Using the material below, print a verbatim copy of every line from the one containing "Recreate this image" through the one containing "y_gradeli = [1/7, 1/7, 2/7, 3/7, 3/7, 4/7, 5/7, 6/7, 1]", inclusive, and omit the pictures.

(Rows from a dataset of charts and code)
====

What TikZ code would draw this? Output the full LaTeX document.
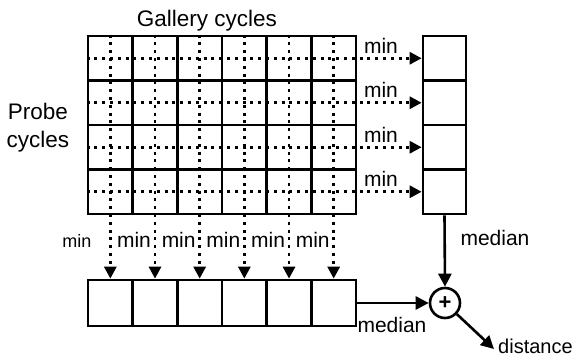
\documentclass[tikz,border=0pt]{standalone}
\usepackage{fontspec}
\setmainfont{Liberation Sans}
\usetikzlibrary{arrows.meta}
\begin{document}
\begin{tikzpicture}[x=1pt,y=-1pt,
  cell/.style={draw, line width=2.7pt, minimum width=44.67pt, minimum height=44.5pt, inner sep=0pt},
  dots/.style={line width=2.9pt, dash pattern=on 2.9pt off 4.9pt, -{Triangle[length=12pt,width=12pt]}},
  solidarrow/.style={line width=2.6pt, -{Triangle[length=13pt,width=13pt]}},
  lbl/.style={font=\fontsize{21}{24}\selectfont, inner sep=0pt},
  big/.style={font=\fontsize{22.5}{28}\selectfont, inner sep=0pt}]
\useasboundingbox (0,0) rectangle (574,358);
% score matrix and the column of row minima
\foreach \i in {1,...,4} {
  \foreach \j in {1,...,6} {
    \node[cell] (c-\i-\j) at ({88+44.67*(\j-0.5)}, {36+44.5*(\i-0.5)}) {};
  }
  \node[cell, minimum width=43pt] (r-\i) at (444.5, {36+44.5*(\i-0.5)}) {};
}
% row of column minima
\foreach \j in {1,...,6}
  \node[cell, minimum height=46pt] (b-\j) at ({88+44.67*(\j-0.5)}, 303) {};
% combining node
\node[circle, draw, line width=2.6pt, minimum size=30pt, inner sep=0pt,
      font=\fontsize{22}{24}\selectfont\bfseries] (sum) at (445,303) {+};
% row minima
\foreach \i in {1,...,4} {
  \draw[dots] (c-\i-1.west) -- (r-\i.west);
  \node[lbl, anchor=base] (minr-\i) at (381, {36+44.5*(\i-0.5)-5}) {min};
}
% column minima
\foreach \j in {1,...,6}
  \draw[dots] (c-1-\j.north) -- (b-\j.north);
\node[font=\fontsize{18}{20}\selectfont, inner sep=0pt, anchor=base] (minb-1) at (77,248) {min};
\foreach \j in {2,...,6}
  \node[lbl, anchor=base] (minb-\j) at ({88+44.67*(\j-0.5)-21}, 248) {min};
% medians and result
\draw[solidarrow] (r-4.south) -- (sum.north);
\node[lbl, anchor=base] (medr) at (495,246) {median};
\draw[solidarrow] (b-6.east) -- (sum.west);
\node[lbl, anchor=base] (medb) at (392,333) {median};
\coordinate (out) at (494,349);
\draw[solidarrow] (sum) -- (out);
\node[font=\fontsize{20}{22}\selectfont, inner sep=0pt, anchor=base west] (dist) at (498,354) {distance};
% axis captions
\node[big, anchor=base] (gal) at (207,27) {Gallery cycles};
\node[big, align=center] (probe) at (38,128) {Probe\\cycles};
\end{tikzpicture}
\end{document}
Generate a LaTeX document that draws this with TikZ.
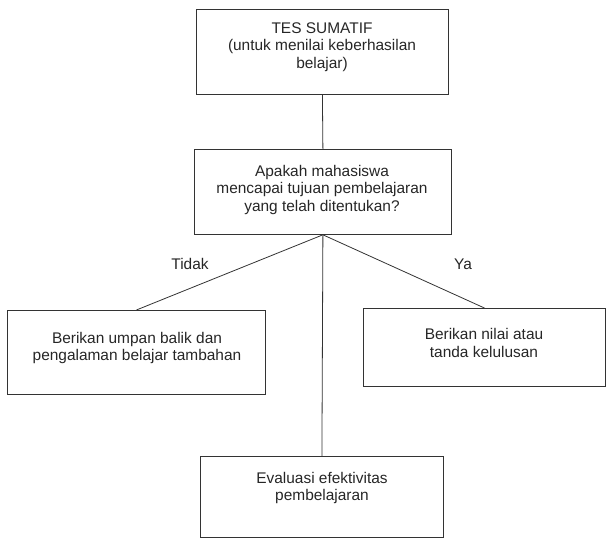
\documentclass[tikz,border=0pt]{standalone}
\usepackage{fontspec}
\setmainfont{Liberation Sans}
\begin{document}
\begin{tikzpicture}[x=1bp,y=-1bp,
  boxframe/.style={draw=black!80,line width=0.8bp},
  boxtext/.style={align=center,text=black!85,font=\fontsize{15.5}{17.5}\selectfont,inner sep=0pt},
  link/.style={draw=black!80,line width=0.8bp},
  lbl/.style={text=black!85,font=\fontsize{15.5}{17.5}\selectfont,inner sep=0pt}]
\useasboundingbox (0,0) rectangle (613,540);
% boxes
\node[boxframe,minimum width=252bp,minimum height=85bp,anchor=north west] (b1) at (196,9) {};
\node[boxtext] (t1) at (322,47) {TES SUMATIF\\(untuk menilai keberhasilan\\belajar)};
\node[boxframe,minimum width=257bp,minimum height=85bp,anchor=north west] (b2) at (194,149) {};
\node[boxtext] (t2) at (322,190) {Apakah mahasiswa\\mencapai tujuan pembelajaran\\yang telah ditentukan?};
\node[boxframe,minimum width=258bp,minimum height=84bp,anchor=north west] (b3) at (7,310) {};
\node[boxtext] (t3) at (137,348) {Berikan umpan balik dan\\pengalaman belajar tambahan};
\node[boxframe,minimum width=242bp,minimum height=78bp,anchor=north west] (b4) at (363,308) {};
\node[boxtext] (t4) at (484,343) {Berikan nilai atau\\tanda kelulusan};
\node[boxframe,minimum width=243bp,minimum height=81bp,anchor=north west] (b5) at (200,456) {};
\node[boxtext] (t5) at (322,488) {Evaluasi efektivitas\\pembelajaran};
% labels
\node[lbl] (no) at (190,264) {Tidak};
\node[lbl] (yes) at (463,264) {Ya};
% connectors
\coordinate (split) at (b2.south);
\draw[link] (b1.south) -- (b2.north);
\draw[link] (split) -- (b3.north);
\draw[link] (split) -- (b4.north);
\draw[link] (split) -- (b5.north);
\end{tikzpicture}
\end{document}
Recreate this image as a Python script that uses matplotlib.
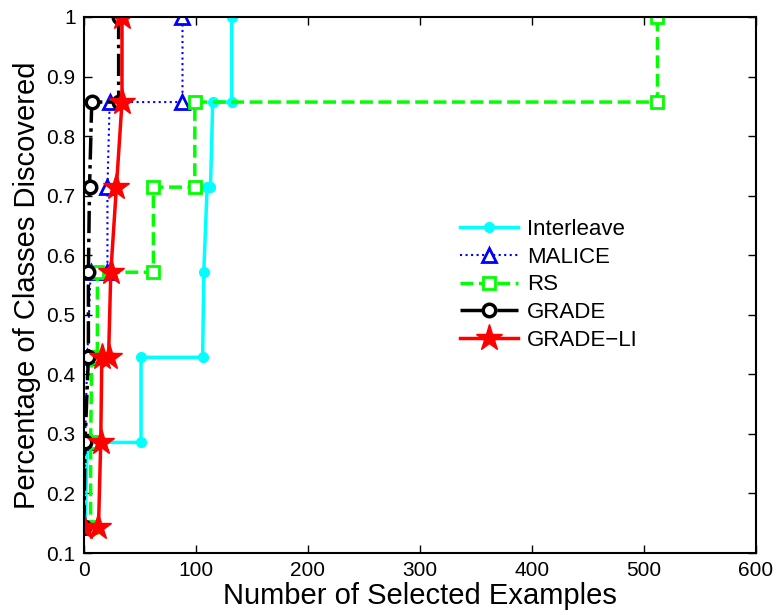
import numpy as np
import matplotlib.pyplot as plt

plt.rcParams['font.family'] = ['Liberation Sans', 'DejaVu Sans']

# staircase points (number of examples, fraction of classes found) per method
x_interleave = [1, 3, 51, 51, 106, 107, 110, 113, 115, 132, 132]
y_interleave = [1/7, 2/7, 2/7, 3/7, 3/7, 4/7, 5/7, 5/7, 6/7, 6/7, 1]

x_malice = [0, 1, 3, 6, 21, 21, 23, 88, 88]
y_malice = [1/7, 2/7, 3/7, 4/7, 4/7, 5/7, 6/7, 6/7, 1]

x_rs = [1, 6, 6, 7, 12, 12, 62, 62, 99, 99, 512, 512]
y_rs = [1/7, 1/7, 2/7, 3/7, 3/7, 4/7, 4/7, 5/7, 5/7, 6/7, 6/7, 1]

x_grade = [0, 1, 4, 4, 5, 7, 31, 31]
y_grade = [1/7, 2/7, 3/7, 4/7, 5/7, 6/7, 6/7, 1]

x_gradeli = [0, 13, 15, 16, 22, 24, 29, 34, 34]
y_gradeli = [1/7, 1/7, 2/7, 3/7, 3/7, 4/7, 5/7, 6/7, 1]

fig = plt.figure(figsize=(7.77, 6.15), dpi=100)
ax = fig.add_axes([0.108, 0.1008, 0.865, 0.8716])

ax.plot(x_interleave, y_interleave, '-', color=(0, 1, 1), lw=2.5,
        marker='o', ms=7, mfc=(0, 1, 1), mec=(0, 1, 1), label='Interleave')
ax.plot(x_malice, y_malice, ':', color=(0, 0, 1), lw=1.5,
        marker='^', ms=10, mfc='white', mec=(0, 0, 1), mew=2, label='MALICE')
ax.plot(x_rs, y_rs, '--', color=(0, 1, 0), lw=2.5,
        marker='s', ms=8, mfc='white', mec=(0, 1, 0), mew=2, label='RS')
ax.plot(x_grade, y_grade, '-.', color='black', lw=2.5,
        marker='o', ms=9, mfc='white', mec='black', mew=2.5, label='GRADE')
ax.plot(x_gradeli, y_gradeli, '-', color=(1, 0, 0), lw=2.5,
        marker='*', ms=20, mfc=(1, 0, 0), mec=(1, 0, 0), label='GRADE\u2212LI')

ax.set_xlim(0, 600)
ax.set_ylim(0.1, 1)
ax.set_xticks(np.arange(0, 601, 100))
ax.set_yticks(np.arange(0.1, 1.01, 0.1))
ax.set_yticklabels(['0.1', '0.2', '0.3', '0.4', '0.5', '0.6', '0.7', '0.8', '0.9', '1'])
ax.tick_params(direction='in', length=6, width=1, labelsize=15, pad=6,
               top=True, right=True)
for s in ax.spines.values():
    s.set_linewidth(1.5)

ax.set_xlabel('Number of Selected Examples', fontsize=21, labelpad=1)
ax.set_ylabel('Percentage of Classes Discovered', fontsize=21, labelpad=4)

ax.legend(loc='center left', bbox_to_anchor=(0.53, 0.50), frameon=False,
          fontsize=16, handlelength=2.6, labelspacing=0.3, handletextpad=0.4)

fig.savefig('out.png', dpi=100)
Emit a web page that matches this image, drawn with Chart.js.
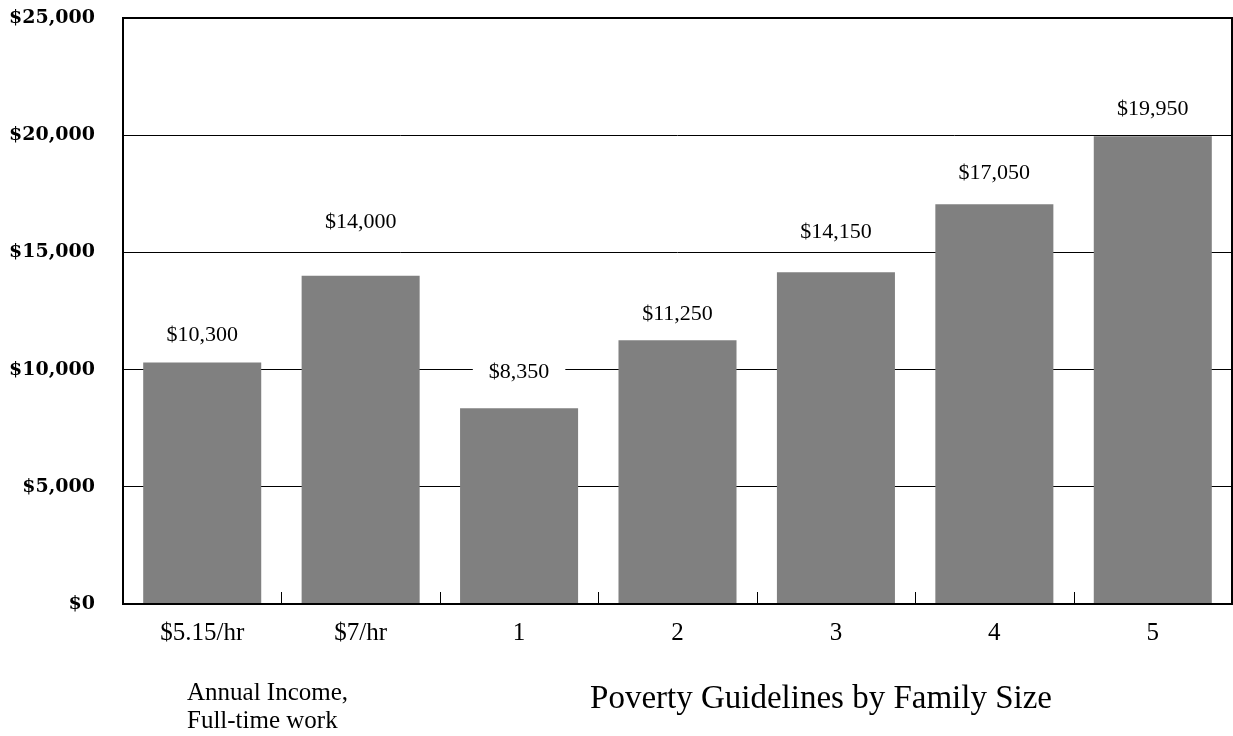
<!DOCTYPE html>
<html>
<head>
<meta charset="utf-8">
<script src="https://cdn.jsdelivr.net/npm/chart.js@4.4.0/dist/chart.umd.min.js"></script>
<style>
  html, body { margin: 0; padding: 0; background: #fff; }
  #wrap { width: 1233px; height: 736px; }
</style>
</head>
<body>
<div id="wrap"><canvas id="plot" width="1233" height="736"></canvas></div>
<script>
  // data
  const categories = ["$5.15/hr", "$7/hr", "1", "2", "3", "4", "5"];
  const amounts = [10300, 14000, 8350, 11250, 14150, 17050, 19950];
  const yTicks = [0, 5000, 10000, 15000, 20000, 25000];
  const leftNote = ["Annual Income,", "Full-time work"];
  const rightNote = "Poverty Guidelines by Family Size";

  // how far each value label sits above its bar (px)
  const labelGap = [27, 54, 36, 26, 40, 31, 27];

  function money(v) {
    return "$" + v.toLocaleString("en-US");
  }

  // frame round the plot + little inward ticks between the bars
  const framePlugin = {
    id: "frame",
    afterDatasetsDraw(chart) {
      const ctx = chart.ctx;
      const a = chart.chartArea;
      const xs = chart.scales.x;
      ctx.save();
      ctx.strokeStyle = "#000";
      ctx.lineWidth = 1;
      for (let i = 1; i < categories.length; i++) {
        let x = Math.round((xs.getPixelForValue(i - 1) + xs.getPixelForValue(i)) / 2) + 0.5;
        ctx.beginPath();
        ctx.moveTo(x, a.bottom - 12);
        ctx.lineTo(x, a.bottom);
        ctx.stroke();
      }
      ctx.lineWidth = 2;
      ctx.strokeRect(a.left, a.top, a.right - a.left, a.bottom - a.top);
      ctx.restore();
    }
  };

  // value labels on a white box, so they hide the grid line behind them
  const valuePlugin = {
    id: "values",
    afterDatasetsDraw(chart) {
      const ctx = chart.ctx;
      const meta = chart.getDatasetMeta(0);
      ctx.save();
      ctx.font = "22px 'Liberation Serif'";
      ctx.textAlign = "center";
      ctx.textBaseline = "middle";
      meta.data.forEach(function (bar, i) {
        let txt = money(amounts[i]);
        let w = ctx.measureText(txt).width;
        let y = bar.y - labelGap[i];
        ctx.fillStyle = "#fff";
        ctx.fillRect(bar.x - w / 2 - 16, y - 12, w + 32, 24);
        ctx.fillStyle = "#000";
        ctx.fillText(txt, bar.x, y);
      });
      ctx.restore();
    }
  };

  // the two notes under the axis
  const notesPlugin = {
    id: "notes",
    afterDraw(chart) {
      const ctx = chart.ctx;
      ctx.save();
      ctx.fillStyle = "#000";
      ctx.textBaseline = "alphabetic";
      ctx.font = "25px 'Liberation Serif'";
      ctx.textAlign = "left";
      ctx.fillText(leftNote[0], 187, 700);
      ctx.fillText(leftNote[1], 187, 728);
      ctx.font = "33px 'Liberation Serif'";
      ctx.textAlign = "center";
      ctx.fillText(rightNote, 821, 708);
      ctx.restore();
    }
  };

  const config = {
    type: "bar",
    data: {
      labels: categories,
      datasets: [{
        data: amounts,
        backgroundColor: "#808080",
        borderWidth: 0,
        categoryPercentage: 1,
        barPercentage: 0.745
      }]
    },
    options: {
      responsive: false,
      animation: false,
      layout: { padding: { top: 18, right: 1, left: 0, bottom: 0 } },
      plugins: {
        legend: { display: false },
        tooltip: { enabled: false }
      },
      scales: {
        x: {
          grid: { display: false, drawTicks: false },
          border: { display: false },
          ticks: {
            color: "#000",
            padding: 14,
            font: { family: "'Liberation Serif'", size: 25 }
          },
          afterFit(scale) {
            scale.height = 132;
            scale.paddingLeft = 0;
            scale.paddingRight = 0;
          }
        },
        y: {
          min: 0,
          max: 25000,
          afterBuildTicks(scale) {
            scale.ticks = yTicks.map(function (v) { return { value: v }; });
          },
          grid: { color: "#000", lineWidth: 1, drawTicks: false },
          border: { display: false },
          ticks: {
            color: "#000",
            padding: 28,
            font: { family: "'DejaVu Serif'", size: 19, weight: "bold" },
            callback: function (v) { return money(v); }
          },
          afterFit(scale) {
            scale.width = 123;
            scale.paddingTop = 0;
            scale.paddingBottom = 0;
          }
        }
      }
    },
    plugins: [framePlugin, valuePlugin, notesPlugin]
  };

  let plotCtx = document.getElementById("plot").getContext("2d");
  let chart = new Chart(plotCtx, config);
</script>
</body>
</html>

====

Final result>
Recreate this image as a Python script that uses matplotlib.
import numpy as np
import matplotlib.pyplot as plt

plt.rcParams['font.family'] = ['Liberation Sans', 'DejaVu Sans']

# staircase points (number of examples, fraction of classes found) per method
x_interleave = [1, 3, 51, 51, 106, 107, 110, 113, 115, 132, 132]
y_interleave = [1/7, 2/7, 2/7, 3/7, 3/7, 4/7, 5/7, 5/7, 6/7, 6/7, 1]

x_malice = [0, 1, 3, 6, 21, 21, 23, 88, 88]
y_malice = [1/7, 2/7, 3/7, 4/7, 4/7, 5/7, 6/7, 6/7, 1]

x_rs = [1, 6, 6, 7, 12, 12, 62, 62, 99, 99, 512, 512]
y_rs = [1/7, 1/7, 2/7, 3/7, 3/7, 4/7, 4/7, 5/7, 5/7, 6/7, 6/7, 1]

x_grade = [0, 1, 4, 4, 5, 7, 31, 31]
y_grade = [1/7, 2/7, 3/7, 4/7, 5/7, 6/7, 6/7, 1]

x_gradeli = [0, 13, 15, 16, 22, 24, 29, 34, 34]
y_gradeli = [1/7, 1/7, 2/7, 3/7, 3/7, 4/7, 5/7, 6/7, 1]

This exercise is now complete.